I am trying to figure out the most efficient way of finding similar values of a specific cell in a specified column(not all columns) in an excel .xlsx document. The code I have currently assumes all of the strings are unsorted. However the file I am using and the files I will be using all have strings sorted from A-Z. So instead of doing a linear search I wonder what other search algorithm I could use as well as being able to fix my coding eg(binary search etc).
So far I have created a function: find()
. Before the function runs the program takes in a value from the user's input that then gets set as the sheet name. I print out all available sheet names in the excel doc just to help the user. I created an empty array results[]
to store well....the results. I created a for loop that iterates through only column A because I only want to iterate through a custom column. I created a variable called start that is the first coordinate in column A eg(A1 or A400) this will change depending on the iteration the loop is on. I created a variable called next that will get compared with the start. Next is technically just start + 1, however since I cant add +1 to a string I concatenate and type cast everything so that the iteration becomes a range from A1-100 or however many cells are in column A. My function getVal()
gets called with two parameters, the coordinate of the cell and the worksheet we are working from. The value that is returned from getVal()
is also passed inside my function Similar()

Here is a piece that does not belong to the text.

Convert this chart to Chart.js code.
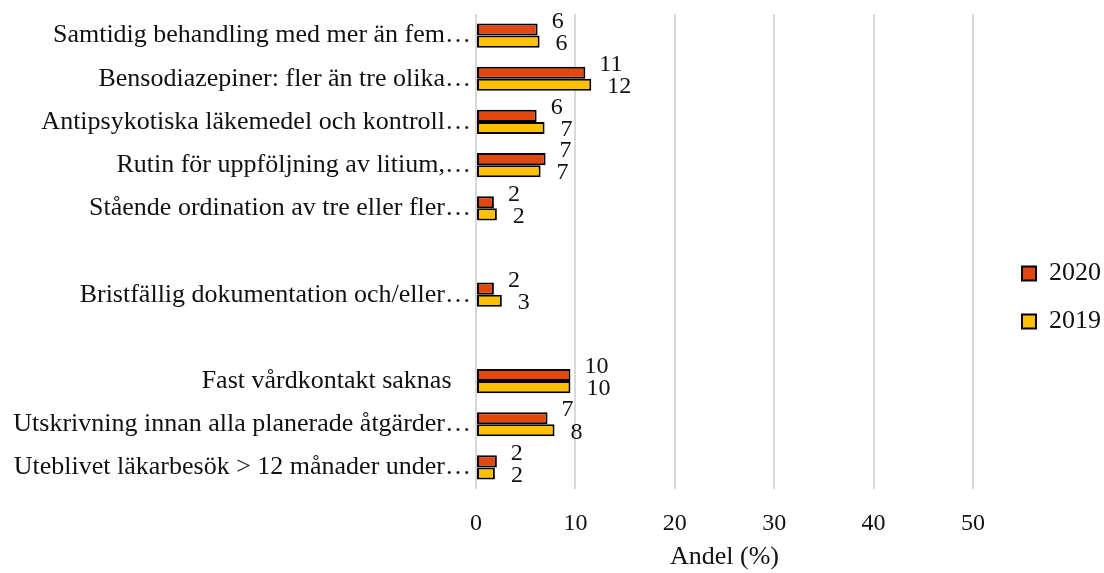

which is just a function that calls SequenceMatcher()
from difflib
. Similar just returns the percentage of how similar two strings are. Eg. similar(hello, helloo)
returns int 90 or something like that. Once the similar function is called if the strings are above 40 percent similar appends the coordinates into the results[]
array.
def setSheet(ws):
sheet = wb[ws]
return sheet
def getVal(coordinate, worksheet):
value = worksheet[coordinate].value
return value
def similar(first, second):
percent = SequenceMatcher(None, first, second).ratio() * 100
return percent
def find():
column = "A"
print("\n")
print("These are all available sheets: ", wb.sheetnames)
print("\n")
name = input("What sheet are we working out of> ")
results = []
ws = setSheet(name)
for i in range(1, ws.max_row):
temp = str(column + str(i))
x = ws[temp]
start = ws[x].coordinate
y = str(column + str(i + 1))
next = ws[y].coordinate
if(similar(getVal(start,ws), getVal(next,ws)) > 40):
results.append(getVal(start))
return results
This is some nasty looking code so I do apologize in advance. The expected results should just be a list of strings that are "similar".